Everyone knew who she was but no one knew what she would say. Here are excerpts from Diane Hurrera's speech.

"I am the parent of the special education child who was given to the wrong person. When he was three he was given to a stranger at a Muni bus stop. I spent most of last year trying to work with the District over this issue before I came to the Board and made it public. At this time, one year later. I am still fighting with the District over safety issues."

"The bus drivers sought me out last year after they heard me speak before this Board. They asked if I was willing to sit down and talk. I can tell you we were all apprehensive at that meeting. We found we all had been working on many of the same issues. We ended up meeting many times. In meeting these people I found group who saw the same loopholes in the system that I did; a group of people who are very concerned about the safety of children; they don't just sit around and talk about it as others tend to do but act upon what they see, as their safety pamphlet proves."

"I am here tonight representing a group of parents to ask the Board to make sure the new busing contract has protective language in it for our drivers. These people my not all be perfect individually, but as a group they are professionals with our children's best interests at heart. If a whole new group of drivers had to be hired, how many years would it take for them to not only see what could be done but also act on it?"
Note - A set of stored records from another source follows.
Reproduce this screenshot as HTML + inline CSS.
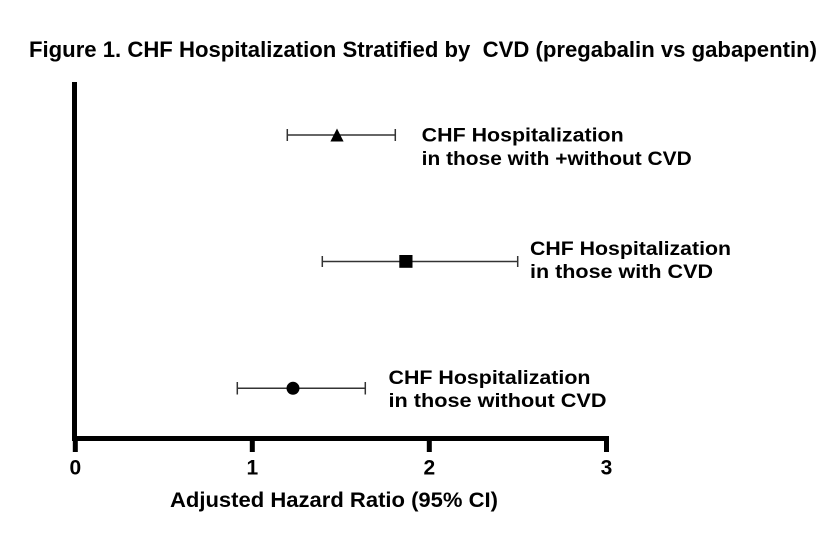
<!DOCTYPE html>
<html>
<head>
<meta charset="utf-8">
<style>
  html, body { margin:0; padding:0; background:#fff; }
  svg { display:block; }
  text { font-family: "Liberation Sans", Arial, sans-serif; font-weight: bold; fill:#000; }
</style>
</head>
<body>
<svg width="836" height="542" viewBox="0 0 836 542" xmlns="http://www.w3.org/2000/svg">
  <rect width="836" height="542" fill="#fff"/>
  <!-- Title -->
  <text x="29" y="57" font-size="22" textLength="788" lengthAdjust="spacingAndGlyphs" style="white-space:pre">Figure 1. CHF Hospitalization Stratified by  CVD (pregabalin vs gabapentin)</text>

  <!-- Axes -->
  <rect x="72" y="82" width="5" height="359" fill="#000"/>
  <rect x="72" y="436" width="537" height="5" fill="#000"/>
  <!-- ticks -->
  <rect x="72.8" y="440" width="5" height="12" fill="#000"/>
  <rect x="249.8" y="440" width="5" height="12" fill="#000"/>
  <rect x="426.8" y="440" width="5" height="12" fill="#000"/>
  <rect x="604" y="440" width="5" height="12" fill="#000"/>
  <!-- tick labels -->
  <text x="75.3" y="474.5" font-size="21" text-anchor="middle">0</text>
  <text x="252.3" y="474.5" font-size="21" text-anchor="middle">1</text>
  <text x="429.3" y="474.5" font-size="21" text-anchor="middle">2</text>
  <text x="606.5" y="474.5" font-size="21" text-anchor="middle">3</text>

  <!-- axis title -->
  <text x="170" y="507" font-size="21" textLength="328" lengthAdjust="spacingAndGlyphs">Adjusted Hazard Ratio (95% CI)</text>

  <!-- Series 1: triangle -->
  <g stroke="#333" stroke-width="1.5" fill="none">
    <line x1="287.3" y1="135" x2="395.3" y2="135"/>
    <line x1="287.3" y1="129" x2="287.3" y2="141"/>
    <line x1="395.3" y1="129" x2="395.3" y2="141"/>
  </g>
  <polygon points="337,128.5 343.6,141.5 330.4,141.5" fill="#000"/>

  <!-- Series 2: square -->
  <g stroke="#333" stroke-width="1.5" fill="none">
    <line x1="322.3" y1="261.5" x2="517.7" y2="261.5"/>
    <line x1="322.3" y1="256" x2="322.3" y2="267"/>
    <line x1="517.7" y1="256" x2="517.7" y2="267"/>
  </g>
  <rect x="399.3" y="255" width="13.2" height="12.8" fill="#000"/>

  <!-- Series 3: circle -->
  <g stroke="#333" stroke-width="1.5" fill="none">
    <line x1="237.3" y1="388.3" x2="365.3" y2="388.3"/>
    <line x1="237.3" y1="382" x2="237.3" y2="394.5"/>
    <line x1="365.3" y1="382" x2="365.3" y2="394.5"/>
  </g>
  <circle cx="293" cy="388.3" r="6.5" fill="#000"/>

  <!-- Labels -->
  <text x="421.7" y="141.5" font-size="19" textLength="202" lengthAdjust="spacingAndGlyphs">CHF Hospitalization</text>
  <text x="421.7" y="164.8" font-size="19" textLength="270" lengthAdjust="spacingAndGlyphs">in those with +without CVD</text>

  <text x="530" y="254.8" font-size="19" textLength="201" lengthAdjust="spacingAndGlyphs">CHF Hospitalization</text>
  <text x="530" y="277.8" font-size="19" textLength="183" lengthAdjust="spacingAndGlyphs">in those with CVD</text>

  <text x="388.5" y="383.8" font-size="19" textLength="202" lengthAdjust="spacingAndGlyphs">CHF Hospitalization</text>
  <text x="388.5" y="407" font-size="19" textLength="218" lengthAdjust="spacingAndGlyphs">in those without CVD</text>
</svg>
</body>
</html>
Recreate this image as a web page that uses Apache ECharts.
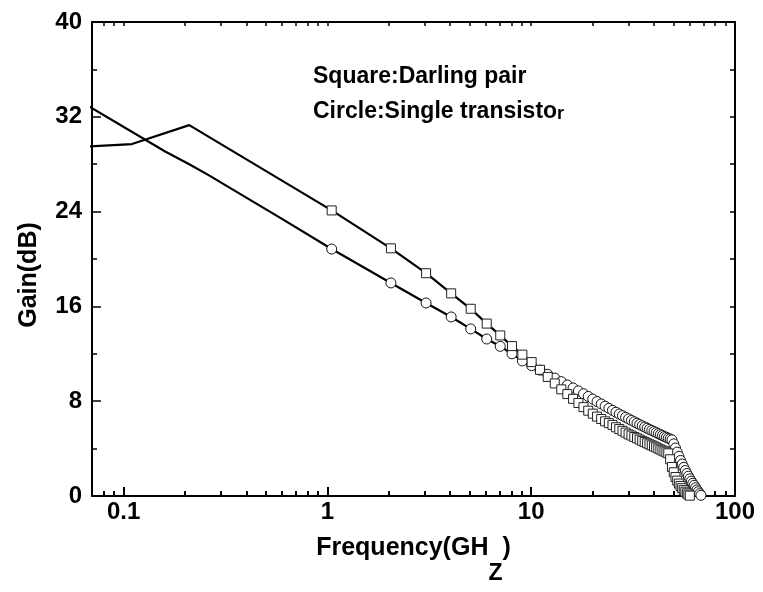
<!DOCTYPE html>
<html>
<head>
<meta charset="utf-8">
<script src="https://cdn.jsdelivr.net/npm/echarts@6/dist/echarts.min.js"></script>
<style>
    html, body { margin: 0; padding: 0; background: #fff; }
    #chart { width: 763px; height: 592px; }
</style>
</head>
<body>
<div id="chart"></div>
<script>
// frequency (GHz) of the plotted points
const markerFreq = [1.05, 2.05, 3.05, 4.05, 5.05, 6.05, 7.05, 8.05, 9.05, 10.05,
    11.05, 12.05, 13.05, 14.05, 15.05, 16.05, 17.05, 18.05, 19.05, 20.05,
    21.05, 22.05, 23.05, 24.05, 25.05, 26.05, 27.05, 28.05, 29.05, 30.05,
    31.05, 32.05, 33.05, 34.05, 35.05, 36.05, 37.05, 38.05, 39.05, 40.05,
    41.05, 42.05, 43.05, 44.05, 45.05, 46.05, 47.05, 48.05, 49.05, 50.05,
    51.05, 52.05, 53.05, 54.05, 55.05, 56.05, 57.05, 58.05, 59.05, 60.05,
    61.05, 62.05, 63.05, 64.05, 65.05, 66.05, 67.05, 68.05];

// Square: Darling pair
const squareLowFreq = [0.06, 0.11, 0.21];
const squareLowGain = [29.45, 29.7, 31.3];
const squareGain = [24.1, 20.9, 18.8, 17.1, 15.8, 14.55, 13.55, 12.65, 11.93, 11.3,
    10.65, 10.05, 9.5, 9.0, 8.6, 8.2, 7.85, 7.5, 7.2, 6.95,
    6.7, 6.5, 6.3, 6.15, 6.0, 5.8, 5.65, 5.5, 5.35, 5.2,
    5.1, 4.98, 4.87, 4.76, 4.65, 4.55, 4.45, 4.36, 4.27, 4.18,
    4.1, 4.0, 3.92, 3.84, 3.76, 3.68, 3.6, 3.1, 2.45, 2.0,
    1.6, 1.3, 1.05, 0.85, 0.66, 0.5, 0.36, 0.23, 0.12, 0.03];

// Circle: Single transistor
const circleLowFreq = [0.06, 0.16, 0.21, 0.26, 0.61];
const circleLowGain = [33.4, 29.07, 28.0, 27.1, 23.3];
const circleGain = [20.84, 17.98, 16.29, 15.11, 14.1, 13.25, 12.63, 12.0, 11.4, 11.0,
    10.62, 10.27, 9.95, 9.65, 9.37, 9.12, 8.87, 8.63, 8.4, 8.18,
    7.97, 7.77, 7.58, 7.4, 7.23, 7.07, 6.92, 6.78, 6.64, 6.51,
    6.38, 6.26, 6.14, 6.03, 5.92, 5.82, 5.72, 5.62, 5.53, 5.44,
    5.35, 5.26, 5.18, 5.1, 5.02, 4.95, 4.88, 4.81, 4.74, 4.4,
    4.05, 3.7, 3.35, 3.0, 2.7, 2.42, 2.15, 1.9, 1.67, 1.45,
    1.25, 1.07, 0.9, 0.7, 0.52, 0.36, 0.2, 0.06];

// axis ticks
const xMin = 0.07;
const xMax = 100;
const xMajorTicks = [0.1, 1, 10, 100];
const xTickLabels = ["0.1", "1", "10", "100"];
const xMinorTicks = [0.08, 0.09, 0.2, 0.3, 0.4, 0.5, 0.6, 0.7, 0.8, 0.9,
    2, 3, 4, 5, 6, 7, 8, 9, 20, 30, 40, 50, 60, 70, 80, 90];

const FONT = "Liberation Sans, Arial, Helvetica, sans-serif";
const lg = v => Math.log10(v);

const buildData = (lowFreq, lowGain, freq, gain) => {
    let data = [];
    for (let i = 0; i < lowFreq.length; i++) {
        data.push({ value: [lg(lowFreq[i]), lowGain[i]], symbol: "none" });
    }
    for (let i = 0; i < gain.length; i++) {
        data.push({ value: [lg(freq[i]), gain[i]] });
    }
    return data;
};

const tickLabel = v => {
    let i = xMajorTicks.findIndex(t => Math.abs(lg(t) - v) < 1e-6);
    return i >= 0 ? xTickLabels[i] : "";
};

const chart = echarts.init(document.getElementById("chart"));

const option = {
    animation: false,
    backgroundColor: "#fff",
    grid: { left: 92, right: 28, top: 22, bottom: 96, containLabel: false },
    xAxis: [
        {
            type: "value",
            position: "bottom",
            min: lg(xMin),
            max: lg(xMax),
            axisLine: { show: true, onZero: false, lineStyle: { color: "#000", width: 2 } },
            axisTick: {
                show: true, inside: true, length: 9,
                customValues: xMajorTicks.map(lg),
                lineStyle: { color: "#000", width: 2 }
            },
            axisLabel: {
                show: true, margin: 4,
                customValues: xMajorTicks.map(lg),
                formatter: tickLabel,
                color: "#000", fontSize: 24, fontWeight: "bold", fontFamily: FONT
            },
            splitLine: { show: false },
            name: "Frequency(GH{z|Z})",
            nameLocation: "middle",
            nameGap: 16,
            nameTextStyle: {
                color: "#000", fontSize: 25, fontWeight: "bold", fontFamily: FONT,
                rich: {
                    z: { color: "#000", fontSize: 23, fontWeight: "bold", fontFamily: FONT, padding: [50, 0, 0, 0] }
                }
            }
        },
        {
            type: "value",
            position: "bottom",
            min: lg(xMin),
            max: lg(xMax),
            axisLine: { show: false, onZero: false },
            axisTick: {
                show: true, inside: true, length: 5,
                customValues: xMinorTicks.map(lg),
                lineStyle: { color: "#000", width: 2 }
            },
            axisLabel: { show: false },
            splitLine: { show: false }
        },
        {
            type: "value",
            position: "top",
            min: lg(xMin),
            max: lg(xMax),
            axisLine: { show: true, onZero: false, lineStyle: { color: "#000", width: 2 } },
            axisTick: {
                show: true, inside: true, length: 4,
                customValues: xMajorTicks.concat(xMinorTicks).map(lg),
                lineStyle: { color: "#000", width: 1.5 }
            },
            axisLabel: { show: false },
            splitLine: { show: false }
        }
    ],
    yAxis: [
        {
            type: "value",
            position: "left",
            min: 0,
            max: 40,
            interval: 8,
            axisLine: { show: true, onZero: false, lineStyle: { color: "#000", width: 2 } },
            axisTick: { show: true, inside: true, length: 9, lineStyle: { color: "#000", width: 1.5 } },
            minorTick: { show: true, splitNumber: 2, length: 5, lineStyle: { color: "#000", width: 1.5 } },
            axisLabel: {
                margin: 10,
                color: "#000", fontSize: 24, fontWeight: "bold", fontFamily: FONT
            },
            splitLine: { show: false },
            name: "Gain(dB)",
            nameLocation: "middle",
            nameRotate: 90,
            nameGap: 50,
            nameTextStyle: {
                color: "#000", fontSize: 25, fontWeight: "bold", fontFamily: FONT,
                padding: [0, 32, 0, 0]
            }
        },
        {
            type: "value",
            position: "right",
            min: 0,
            max: 40,
            interval: 4,
            axisLine: { show: true, onZero: false, lineStyle: { color: "#000", width: 2 } },
            axisTick: { show: true, inside: true, length: 5, lineStyle: { color: "#000", width: 1.5 } },
            axisLabel: { show: false },
            splitLine: { show: false }
        }
    ],
    graphic: [
        {
            type: "text",
            left: 313,
            top: 65,
            style: {
                text: "Square:Darling pair",
                fill: "#000",
                font: "bold 23px " + FONT
            }
        },
        {
            type: "text",
            left: 313,
            top: 100,
            style: {
                text: "Circle:Single transisto{s|r}",
                fill: "#000",
                font: "bold 23px " + FONT,
                rich: {
                    s: { fill: "#000", font: "bold 18px " + FONT, verticalAlign: "bottom" }
                }
            }
        }
    ],
    series: [
        {
            name: "Circle",
            type: "line",
            xAxisIndex: 0,
            yAxisIndex: 0,
            data: buildData(circleLowFreq, circleLowGain, markerFreq, circleGain),
            symbol: "circle",
            symbolSize: 10,
            showSymbol: true,
            lineStyle: { color: "#000", width: 2.2 },
            itemStyle: { color: "#fff", borderColor: "#111", borderWidth: 1 },
            clip: true
        },
        {
            name: "Square",
            type: "line",
            xAxisIndex: 0,
            yAxisIndex: 0,
            data: buildData(squareLowFreq, squareLowGain, markerFreq, squareGain),
            symbol: "rect",
            symbolSize: 9,
            showSymbol: true,
            lineStyle: { color: "#000", width: 2.2 },
            itemStyle: { color: "#fff", borderColor: "#222", borderWidth: 1 },
            clip: true
        }
    ]
};

chart.setOption(option);
</script>
</body>
</html>
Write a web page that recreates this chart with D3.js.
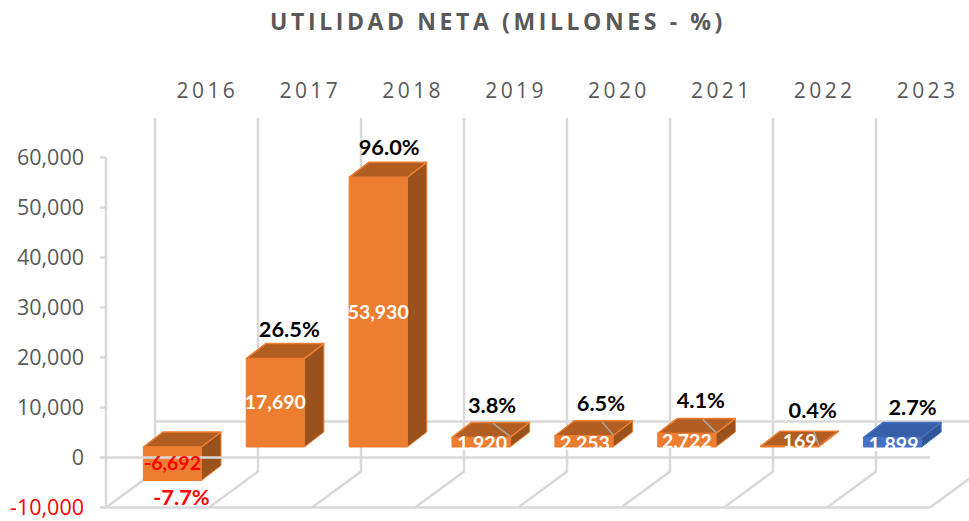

"Some people think their salaries are much too high and Ihave heard rumors that a new group could be hired at half the cost. But as a community, can we risk our children to what may very well become half the service and half the dedication of this group?"

"Believe me, this time last year I never dreamt I would ever stand up and fight for the bus drivers, but I am convinced that the problems with transportation lie within the District and not with the drivers. Let's protect their jobs with simple wording within the new contract proposal. Thank you."